» DATA SHOWN:
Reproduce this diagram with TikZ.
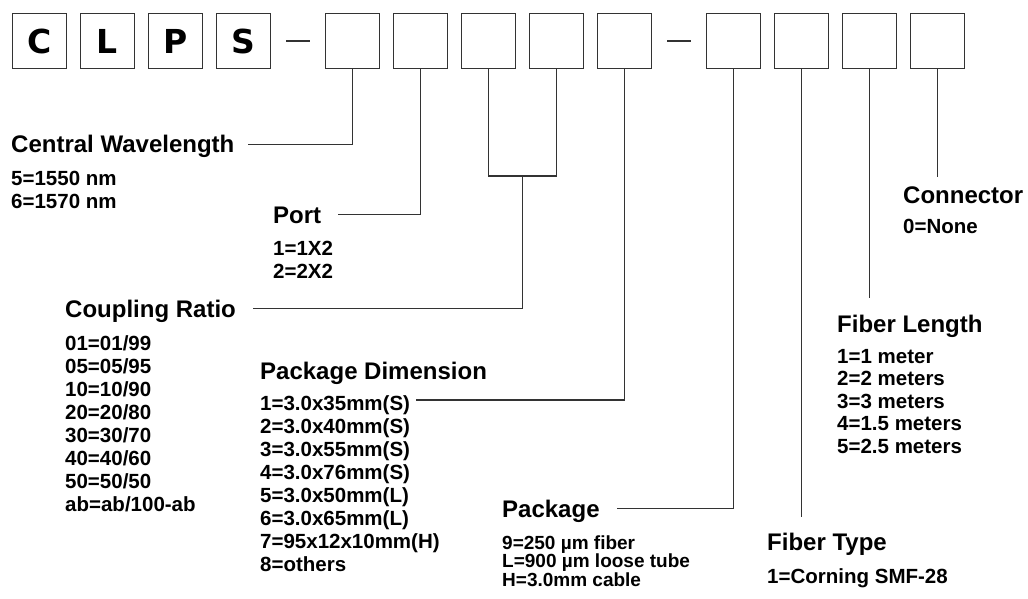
\documentclass[tikz,border=0pt]{standalone}
\usepackage{fontspec}
\setmainfont{Liberation Sans}
\newfontfamily\boxfont{DejaVu Sans}
\usetikzlibrary{positioning,calc}
\newcommand{\fstline}{\rule{0pt}{16pt}}
\tikzset{
  cbox/.style={draw=black!80, line width=1.4pt, minimum width=53.6pt, minimum height=54.6pt, inner sep=0pt, font=\boxfont\fontsize{33}{33}\selectfont\bfseries},
  dbar/.style={fill=black!80, minimum width=24pt, minimum height=2pt, inner sep=0pt, outer sep=0pt},
  ttl/.style={anchor=base west, inner sep=0pt, text height=17pt, text depth=0pt, font=\fontsize{24}{24}\selectfont\bfseries},
  itm/.style={anchor=north west, inner sep=0pt, align=left, font=\fontsize{20.5}{23}\selectfont\bfseries},
  conn/.style={draw=black!80, line width=1.4pt}
}
\begin{document}
\begin{tikzpicture}[x=1pt,y=-1pt]
\useasboundingbox (0,0) rectangle (1028,599);
\node[cbox] (b1) at (39.5,41) {C};
\node[cbox, right=13pt of b1] (b2) {L};
\node[cbox, right=13pt of b2] (b3) {P};
\node[cbox, right=13pt of b3] (b4) {S};
\node[dbar, right=15pt of b4] (d1) {};
\node[cbox, right=15pt of d1] (b5) {};
\node[cbox, right=13pt of b5] (b6) {};
\node[cbox, right=13pt of b6] (b7) {};
\node[cbox, right=13pt of b7] (b8) {};
\node[cbox, right=13pt of b8] (b9) {};
\node[dbar, right=15pt of b9] (d2) {};
\node[cbox, right=15pt of d2] (b10) {};
\node[cbox, right=13pt of b10] (b11) {};
\node[cbox, right=13pt of b11] (b12) {};
\node[cbox, right=13pt of b12] (b13) {};

\node[ttl] (cw) at (11,153) {Central Wavelength};
\node[itm] (cwl) at (11,169) {\fstline 5=1550 nm\\6=1570 nm};
\node[ttl] (pt) at (273,223) {Port};
\node[itm] (ptl) at (273,239) {\fstline 1=1X2\\2=2X2};
\node[ttl] (cr) at (65,317) {Coupling Ratio};
\node[itm] (crl) at (65,334) {\fstline 01=01/99\\05=05/95\\10=10/90\\20=20/80\\30=30/70\\40=40/60\\50=50/50\\ab=ab/100-ab};
\node[ttl] (pd) at (260,379) {Package Dimension};
\node[itm] (pdl) at (260,394) {\fstline 1=3.0x35mm(S)\\2=3.0x40mm(S)\\3=3.0x55mm(S)\\4=3.0x76mm(S)\\5=3.0x50mm(L)\\6=3.0x65mm(L)\\7=95x12x10mm(H)\\8=others};
\coordinate (pdx) at (416,400);
\node[ttl] (pk) at (502,517) {Package};
\node[itm, font=\fontsize{19}{17.5}\selectfont\bfseries] (pkl) at (502,533) {\fstline 9=250 µm fiber\\L=900 µm loose tube\\H=3.0mm cable};
\node[ttl] (ft) at (767,550) {Fiber Type};
\node[itm] (ftl) at (767,567) {\fstline 1=Corning SMF-28};
\node[ttl] (fl) at (837,332) {Fiber Length};
\node[itm, font=\fontsize{20.5}{22.5}\selectfont\bfseries] (fll) at (837,347) {\fstline 1=1 meter\\2=2 meters\\3=3 meters\\4=1.5 meters\\5=2.5 meters};
\node[ttl] (cn) at (903,203) {Connector};
\node[itm] (cnl) at (903,217) {\fstline 0=None};

\coordinate (cpj) at ([yshift=-107pt]$(b7.south)!.5!(b8.south)$);
\draw[conn, shorten >=13pt] (b5.south) |- (cw.east);
\draw[conn, shorten >=17pt] (b6.south) |- (pt.east);
\draw[conn] (b7.south) |- (cpj) -| (b8.south);
\draw[conn, shorten >=17pt] (cpj) |- (cr.east);
\draw[conn] (b9.south) |- (pdx);
\draw[conn, shorten >=17pt] (b10.south) |- (pk.east);
\draw[conn, shorten >=16pt] (b11.south) -- (b11.south |- ft.north);
\draw[conn, shorten >=17pt] (b12.south) -- (b12.south |- fl.north);
\draw[conn, shorten >=9pt] (b13.south) -- (b13.south |- cn.north);
\end{tikzpicture}
\end{document}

» INSTRUCTIONS TO FOLLOW:
Give every line back word for word and leave the pictures out.

» SOLUTION TO THIS TASK:
Reproduce this diagram with TikZ.
\documentclass[tikz,border=0pt]{standalone}
\usepackage{fontspec}
\setmainfont{Liberation Sans}
\newfontfamily\boxfont{DejaVu Sans}
\usetikzlibrary{positioning,calc}
\newcommand{\fstline}{\rule{0pt}{16pt}}
\tikzset{
  cbox/.style={draw=black!80, line width=1.4pt, minimum width=53.6pt, minimum height=54.6pt, inner sep=0pt, font=\boxfont\fontsize{33}{33}\selectfont\bfseries},
  dbar/.style={fill=black!80, minimum width=24pt, minimum height=2pt, inner sep=0pt, outer sep=0pt},
  ttl/.style={anchor=base west, inner sep=0pt, text height=17pt, text depth=0pt, font=\fontsize{24}{24}\selectfont\bfseries},
  itm/.style={anchor=north west, inner sep=0pt, align=left, font=\fontsize{20.5}{23}\selectfont\bfseries},
  conn/.style={draw=black!80, line width=1.4pt}
}
\begin{document}
\begin{tikzpicture}[x=1pt,y=-1pt]
\useasboundingbox (0,0) rectangle (1028,599);
\node[cbox] (b1) at (39.5,41) {C};
\node[cbox, right=13pt of b1] (b2) {L};
\node[cbox, right=13pt of b2] (b3) {P};
\node[cbox, right=13pt of b3] (b4) {S};
\node[dbar, right=15pt of b4] (d1) {};
\node[cbox, right=15pt of d1] (b5) {};
\node[cbox, right=13pt of b5] (b6) {};
\node[cbox, right=13pt of b6] (b7) {};
\node[cbox, right=13pt of b7] (b8) {};
\node[cbox, right=13pt of b8] (b9) {};
\node[dbar, right=15pt of b9] (d2) {};
\node[cbox, right=15pt of d2] (b10) {};
\node[cbox, right=13pt of b10] (b11) {};
\node[cbox, right=13pt of b11] (b12) {};
\node[cbox, right=13pt of b12] (b13) {};

\node[ttl] (cw) at (11,153) {Central Wavelength};
\node[itm] (cwl) at (11,169) {\fstline 5=1550 nm\\6=1570 nm};
\node[ttl] (pt) at (273,223) {Port};
\node[itm] (ptl) at (273,239) {\fstline 1=1X2\\2=2X2};
\node[ttl] (cr) at (65,317) {Coupling Ratio};
\node[itm] (crl) at (65,334) {\fstline 01=01/99\\05=05/95\\10=10/90\\20=20/80\\30=30/70\\40=40/60\\50=50/50\\ab=ab/100-ab};
\node[ttl] (pd) at (260,379) {Package Dimension};
\node[itm] (pdl) at (260,394) {\fstline 1=3.0x35mm(S)\\2=3.0x40mm(S)\\3=3.0x55mm(S)\\4=3.0x76mm(S)\\5=3.0x50mm(L)\\6=3.0x65mm(L)\\7=95x12x10mm(H)\\8=others};
\coordinate (pdx) at (416,400);
\node[ttl] (pk) at (502,517) {Package};
\node[itm, font=\fontsize{19}{17.5}\selectfont\bfseries] (pkl) at (502,533) {\fstline 9=250 µm fiber\\L=900 µm loose tube\\H=3.0mm cable};
\node[ttl] (ft) at (767,550) {Fiber Type};
\node[itm] (ftl) at (767,567) {\fstline 1=Corning SMF-28};
\node[ttl] (fl) at (837,332) {Fiber Length};
\node[itm, font=\fontsize{20.5}{22.5}\selectfont\bfseries] (fll) at (837,347) {\fstline 1=1 meter\\2=2 meters\\3=3 meters\\4=1.5 meters\\5=2.5 meters};
\node[ttl] (cn) at (903,203) {Connector};
\node[itm] (cnl) at (903,217) {\fstline 0=None};

\coordinate (cpj) at ([yshift=-107pt]$(b7.south)!.5!(b8.south)$);
\draw[conn, shorten >=13pt] (b5.south) |- (cw.east);
\draw[conn, shorten >=17pt] (b6.south) |- (pt.east);
\draw[conn] (b7.south) |- (cpj) -| (b8.south);
\draw[conn, shorten >=17pt] (cpj) |- (cr.east);
\draw[conn] (b9.south) |- (pdx);
\draw[conn, shorten >=17pt] (b10.south) |- (pk.east);
\draw[conn, shorten >=16pt] (b11.south) -- (b11.south |- ft.north);
\draw[conn, shorten >=17pt] (b12.south) -- (b12.south |- fl.north);
\draw[conn, shorten >=9pt] (b13.south) -- (b13.south |- cn.north);
\end{tikzpicture}
\end{document}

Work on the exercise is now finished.